People and organizations across the Commonwealth received recognition for their efforts to promote and preserve state and local history recently when the Kentucky Historical Society (KHS) presented its 2018 Kentucky History Awards.

KHS honored these recipients in early November in Frankfort:

Service/Special Awards

• Museum of the American Printing House for the Blind, Thomas D. Clark Award of Excellence
• Karl Lietzenmayer, Covington, Lifetime Dedication to History
• Glen Conner, Scottsville, Award of Distinction
• Bill Cooke, International Museum of the Horse, Frank R. Levstik Award for Professional Service
• Kentucky Folklife Program/Kentucky Museum, Bowling Green, Community Impact Award

Behringer-Crawford Korea exhibit


Publication Awards

• Clay County Historical Society, “The Clay We Were: A Visual Journey”
• Shelby County Historical Society, “Salute to the Past: The Shaping of Shelby County, Kentucky”
• Carol Boggess, “James Still: A Life”
• Tom Jones, “On a Burning Deck: Return to Akron,” Vols. 1&2

Education Awards

• International Museum of the Horse, “Black Horsemen of the Kentucky Turf” exhibit
• Kentucky Society Daughters of the American Revolution/Duncan Tavern, “First Annual Kentucky Heritage Preservation Symposium”
• Historic Paris-Bourbon County/Hopewell Museum, “The Great War: Kentucky and Beyond” exhibit
• Behringer-Crawford Museum, “Korea: The Forgotten War” exhibit

KHS also honored April Deener, a teacher at Edith J. Hayes Middle School in Lexington, who was Gilder Lehrman Institute of American History Teacher of the Year for Kentucky, and Collins Award recipient, S. Zebulon Baker, senior associate director of the University Honors Program, Miami University.
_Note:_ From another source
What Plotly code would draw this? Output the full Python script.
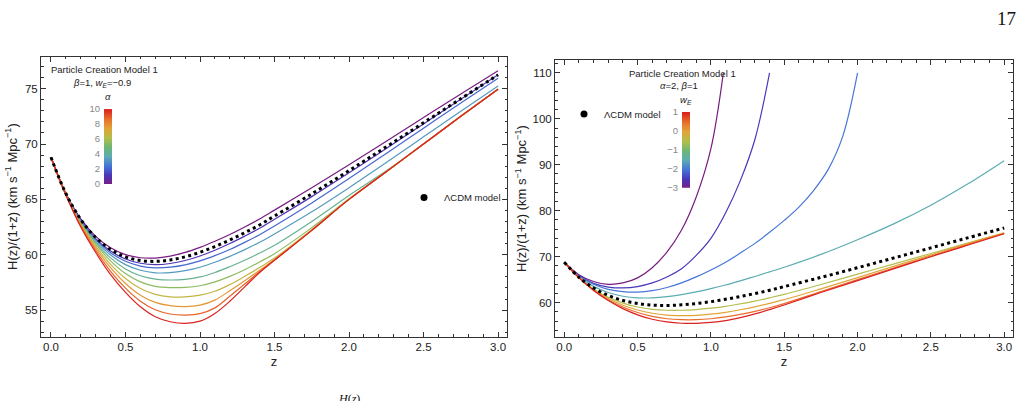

The Collins Award goes to the author of an article from The Register of the Kentucky Historical Society judged to have made the most outstanding contribution to Kentucky history. Baker’s article, “‘On the Opposite Side of the Fence’: The University of Kentucky and the Racial Desegregation of the Southeastern Conference,” was in the autumn 2017 issue of The Register.